La plupart des soldats personnalisent leur propre gilet, mais c’est un processus qui prend du temps. Il doit y avoir de petites poches pour les cartes, les grenades, les phares, les radios – « chaque personne aime avoir son équipement sur elle », explique-t-il. « Il devrait être modulable. »
Zechovoy, qui a été officiellement libéré du service de réserve il y a plusieurs années, n’a pas décollé des informations durant les deux premiers jours de la guerre, essayant de comprendre ce qui se passait et sachant que certains de ses amis proches se trouvaient dans le sud, en train de combattre les terroristes.

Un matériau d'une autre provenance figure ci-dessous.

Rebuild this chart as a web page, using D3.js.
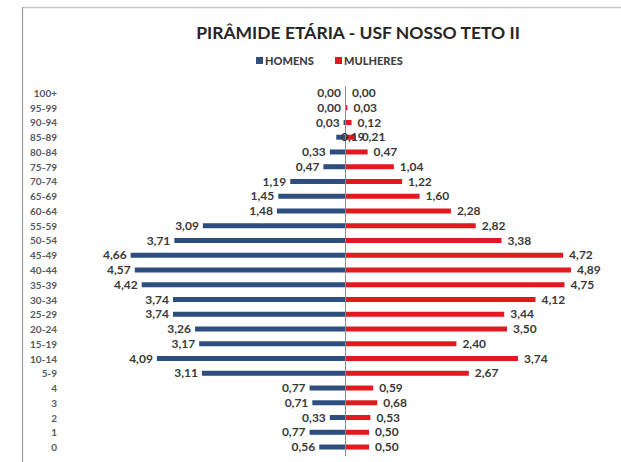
<!DOCTYPE html>
<html>
<head>
<meta charset="utf-8">
<script src="https://cdn.jsdelivr.net/npm/d3@7"></script>
<style>
  body { margin: 0; background: #fff; }
  text { font-family: Lato, "Open Sans", sans-serif; }
</style>
</head>
<body>
<div id="vis"></div>
<script>
// dados da piramide (percentuais)
const faixas = ["100+", "95-99", "90-94", "85-89", "80-84", "75-79", "70-74", "65-69", "60-64",
  "55-59", "50-54", "45-49", "40-44", "35-39", "30-34", "25-29", "20-24", "15-19", "10-14",
  "5-9", "4", "3", "2", "1", "0"];
const homens = [0.00, 0.00, 0.03, 0.19, 0.33, 0.47, 1.19, 1.45, 1.48, 3.09, 3.71, 4.66, 4.57,
  4.42, 3.74, 3.74, 3.26, 3.17, 4.09, 3.11, 0.77, 0.71, 0.33, 0.77, 0.56];
const mulheres = [0.00, 0.03, 0.12, 0.21, 0.47, 1.04, 1.22, 1.60, 2.28, 2.82, 3.38, 4.72, 4.89,
  4.75, 4.12, 3.44, 3.50, 2.40, 3.74, 2.67, 0.59, 0.68, 0.53, 0.50, 0.50];
const series = ["HOMENS", "MULHERES"];
const cores = ["#2d4e7e", "#e2191f"];

const WIDTH = 621, HEIGHT = 462;
const CENTRO = 345;

const svg = d3.select("#vis").append("svg")
  .attr("width", WIDTH).attr("height", HEIGHT);

// moldura (borda do print)
svg.append("line").attr("x1", 22).attr("x2", WIDTH).attr("y1", 7.5).attr("y2", 7.5)
  .attr("stroke", "#c8c8c8").attr("stroke-width", 1.5);
svg.append("line").attr("x1", 22.5).attr("x2", 22.5).attr("y1", 7).attr("y2", HEIGHT)
  .attr("stroke", "#9a9a9a").attr("stroke-width", 1.2);

// titulo
svg.append("text")
  .attr("x", 358).attr("y", 39)
  .attr("text-anchor", "middle")
  .style("font-size", "17.5px").style("font-weight", "bold").style("fill", "#262626")
  .text("PIRÂMIDE ETÁRIA - USF NOSSO TETO II");

// legenda
const leg = svg.append("g");
const legX = [256, 335];
series.forEach((s, i) => {
  leg.append("rect").attr("x", legX[i]).attr("y", 57).attr("width", 7).attr("height", 7)
    .attr("fill", cores[i]);
  leg.append("text").attr("x", legX[i] + 9).attr("y", 64.5)
    .style("font-size", "11px").style("font-weight", "900").style("fill", "#404040")
    .text(s);
});

const dados = faixas.map((f, i) => ({ faixa: f, h: homens[i], m: mulheres[i] }));

const x = d3.scaleLinear().domain([0, 5]).range([0, 230]);
const y = d3.scalePoint().domain(faixas).range([85.6, 454.4]).padding(0.5);
const BAR = 5;

// linha central
svg.append("line").attr("x1", CENTRO + 0.5).attr("x2", CENTRO + 0.5)
  .attr("y1", 86).attr("y2", 456)
  .attr("stroke", "#8c8c8c").attr("stroke-width", 1);

// eixo das faixas
const yAxis = svg.append("g")
  .attr("transform", "translate(57,0)")
  .call(d3.axisLeft(y).tickSize(0).tickPadding(0));
yAxis.select(".domain").remove();
yAxis.selectAll("text")
  .attr("dy", "0.35em")
  .style("font-family", "Lato, 'Open Sans', sans-serif")
  .style("font-size", "10px").style("font-weight", "bold").style("fill", "#595959");

// barras homens
svg.append("g").selectAll("rect")
  .data(dados)
  .join("rect")
  .attr("x", d => CENTRO - x(d.h))
  .attr("y", d => y(d.faixa) - BAR / 2)
  .attr("width", d => x(d.h))
  .attr("height", BAR)
  .attr("fill", cores[0]);

// barras mulheres
svg.append("g").selectAll("rect")
  .data(dados)
  .join("rect")
  .attr("x", CENTRO + 1)
  .attr("y", d => y(d.faixa) - BAR / 2)
  .attr("width", d => x(d.m))
  .attr("height", BAR)
  .attr("fill", cores[1]);

const fmt = v => v.toFixed(2).replace(".", ",");

// rotulos homens (85-89 ficou sobreposto no original)
svg.append("g").selectAll("text")
  .data(dados)
  .join("text")
  .attr("x", d => d.faixa === "85-89" ? CENTRO - 4 : CENTRO - x(d.h) - 4)
  .attr("y", d => y(d.faixa))
  .attr("dy", "0.35em")
  .attr("text-anchor", d => d.faixa === "85-89" ? "start" : "end")
  .style("font-size", "12px").style("font-weight", "bold").style("fill", "#3a3a3a")
  .text(d => fmt(d.h));

// rotulos mulheres
svg.append("g").selectAll("text")
  .data(dados)
  .join("text")
  .attr("x", d => CENTRO + x(d.m) + 7)
  .attr("y", d => y(d.faixa))
  .attr("dy", "0.35em")
  .style("font-size", "12px").style("font-weight", "bold").style("fill", "#3a3a3a")
  .text(d => fmt(d.m));
</script>
</body>
</html>
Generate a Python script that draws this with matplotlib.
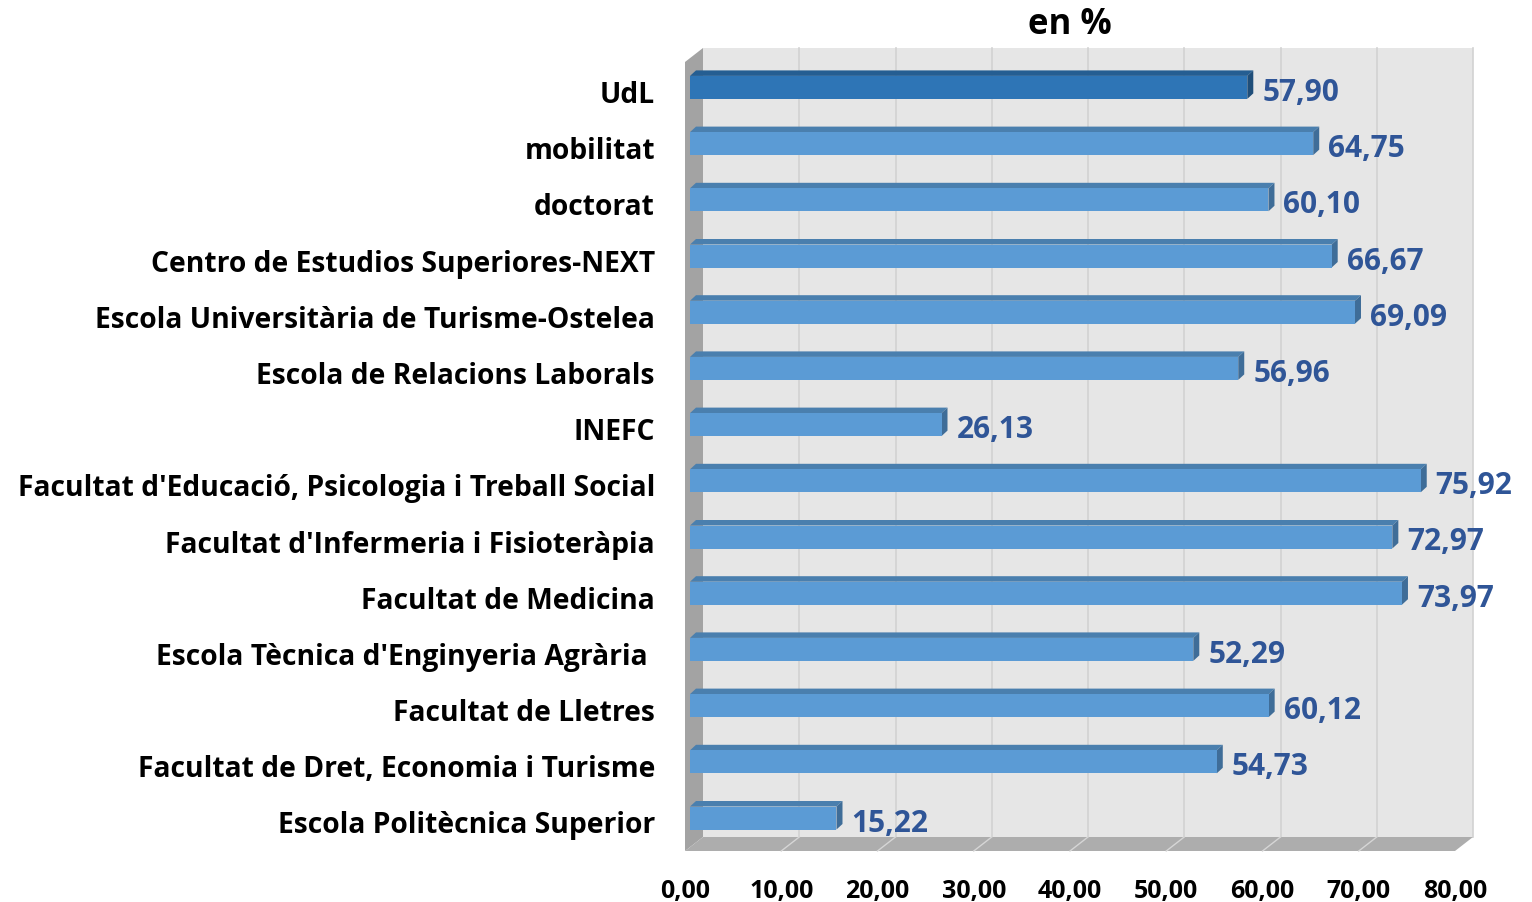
import matplotlib
matplotlib.use("Agg")
import matplotlib.pyplot as plt
from matplotlib.patches import Polygon

categories = [
    "Escola Politècnica Superior",
    "Facultat de Dret, Economia i Turisme",
    "Facultat de Lletres",
    "Escola Tècnica d'Enginyeria Agrària ",
    "Facultat de Medicina",
    "Facultat d'Infermeria i Fisioteràpia",
    "Facultat d'Educació, Psicologia i Treball Social",
    "INEFC",
    "Escola de Relacions Laborals",
    "Escola Universitària de Turisme-Ostelea",
    "Centro de Estudios Superiores-NEXT",
    "doctorat",
    "mobilitat",
    "UdL",
]
values = [15.22, 54.73, 60.12, 52.29, 73.97, 72.97, 75.92, 26.13, 56.96, 69.09, 66.67, 60.10, 64.75, 57.90]
xticks = [0, 10, 20, 30, 40, 50, 60, 70, 80]
title = "en %"

FONT = ["Open Sans", "DejaVu Sans"]
plt.rcParams["font.family"] = FONT

W, H = 1532, 903
fig = plt.figure(figsize=(W / 100, H / 100), dpi=100)

# pixel scale constants for the pseudo-3D layout
SX = 9.625   # px per value unit
SY = 56.2    # px per category step
X0PX = 685   # front plane x=0 in px
Y0PX = 819   # centre of category 0 in px
xlim = (-1, 84)
ylim = (-1, 14.2)
left = (X0PX + xlim[0] * SX) / W
width = (xlim[1] - xlim[0]) * SX / W
bottom = (H - (Y0PX - ylim[0] * SY)) / H
height = (ylim[1] - ylim[0]) * SY / H
ax = fig.add_axes([left, bottom, width, height])
ax.set_xlim(*xlim)
ax.set_ylim(*ylim)
for s in ax.spines.values():
    s.set_visible(False)

def px_x(p):
    return p / SX

def px_y(p):
    return p / SY

# depth of walls
DX = px_x(18)
DY = px_y(14)
XMAX = 80
y_front_bot = -px_y(852 - Y0PX)
y_front_top = px_y(Y0PX - 63)

# back wall
ax.add_patch(Polygon([(DX, y_front_bot + DY), (XMAX + DX, y_front_bot + DY),
                      (XMAX + DX, y_front_top + DY), (DX, y_front_top + DY)],
                     closed=True, facecolor="#e6e6e6", edgecolor="none", zorder=1))
# gridlines on back wall
for t in xticks[1:]:
    ax.plot([t + DX, t + DX], [y_front_bot + DY, y_front_top + DY], color="#d2d2d2", lw=1.2, zorder=1.5)
# left wall
ax.add_patch(Polygon([(0, y_front_bot), (DX, y_front_bot + DY), (DX, y_front_top + DY), (0, y_front_top)],
                     closed=True, facecolor="#a3a3a3", edgecolor="none", zorder=2))
# floor
ax.add_patch(Polygon([(0, y_front_bot), (XMAX, y_front_bot), (XMAX + DX, y_front_bot + DY), (DX, y_front_bot + DY)],
                     closed=True, facecolor="#adadad", edgecolor="none", zorder=2))
for t in xticks[1:-1]:
    ax.plot([t, t + DX], [y_front_bot, y_front_bot + DY], color="#d6d6d6", lw=1.0, zorder=2.5)

# bars
BX = px_x(5)          # bar front-face start offset
BH = px_y(23)         # bar front face height
BDX = px_x(6)
BDY = px_y(5.5)
for i, (cat, v) in enumerate(zip(categories, values)):
    is_total = (i == len(categories) - 1)
    front = "#2e75b6" if is_total else "#5b9bd5"
    top = "#255e92" if is_total else "#4a7fae"
    side = "#1f4e79" if is_total else "#3f6d98"
    y0 = i - BH / 2
    y1 = i + BH / 2
    x0 = BX
    x1 = BX + v
    ax.add_patch(Polygon([(x0, y1), (x1, y1), (x1 + BDX, y1 + BDY), (x0 + BDX, y1 + BDY)],
                         closed=True, facecolor=top, edgecolor="none", zorder=4))
    ax.add_patch(Polygon([(x1, y0), (x1 + BDX, y0 + BDY), (x1 + BDX, y1 + BDY), (x1, y1)],
                         closed=True, facecolor=side, edgecolor="none", zorder=4))
    ax.add_patch(Polygon([(x0, y0), (x1, y0), (x1, y1), (x0, y1)],
                         closed=True, facecolor=front, edgecolor="none", zorder=5))
    ax.text(x1 + BDX + px_x(9), i - px_y(4.5), f"{v:.2f}".replace(".", ","),
            ha="left", va="center", fontsize=21.5, fontweight="bold", color="#2f5597", zorder=6)
    ax.text(px_x(655 - X0PX), i - px_y(7), cat, ha="right", va="center",
            fontsize=20.3, fontweight="bold", color="black", clip_on=False)

ax.set_xticks(xticks)
ax.set_xticklabels([f"{t:.2f}".replace(".", ",") for t in xticks], fontsize=18, fontweight="bold")
ax.tick_params(axis="x", length=0, pad=3)
ax.set_yticks([])
ax.set_facecolor("none")

fig.text(1070 / W, 1 - 25 / H, title, ha="center", va="center", fontsize=25, fontweight="bold")

fig.savefig("out.png", dpi=100, facecolor="white")
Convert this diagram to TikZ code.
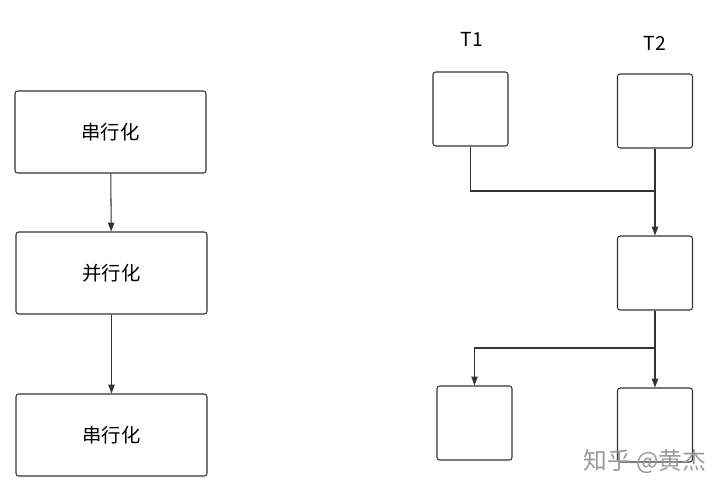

Il a passé une autre journée frustrante à essayer de se porter volontaire, ce qui l’a amené à recevoir un vieux fusil en mauvais état, couvert de sang, et un équipement de mauvaise qualité pour conduire une patrouille à Ashkelon, une ville du sud qui a été durement touchée par des tirs de roquettes et qui a connu une incursion terroriste au cours du deuxième jour de la guerre.
« Ils m’ont donné des équipements qui avaient l’air d’avoir 50 ans », a déclaré Zechovoy. L’armée m’a appris que lorsque vous recevez votre équipement, vous devez l’adapter pour qu’il vous serve. »
Il a pensé aux caractéristiques de son ancienne unité, qui consiste à trouver des solutions rapides à des problèmes immédiats.
Zechovoy s’est associé à Havie, ses voisins de Jaffa, et ils sont désormais en contact avec plusieurs unités d’élite et leur demandent ce dont ils ont besoin pour les secouristes et les soldats et le mettant rapidement en place dans l’atelier.
L’entrepreneur en design utilise également ses connaissances en matière de petites maisons pour construire un atelier de couture mobile à l’intérieur d’une camionnette 4×4 mise à disposition par un ami. Il prévoit de le stationner dans le sud pour réparer ce dont les troupes ont besoin avant de se rendre à Gaza.
« Si demain on m’appelle pour construire un avion, je ferai ce que je peux », a-t-il promis.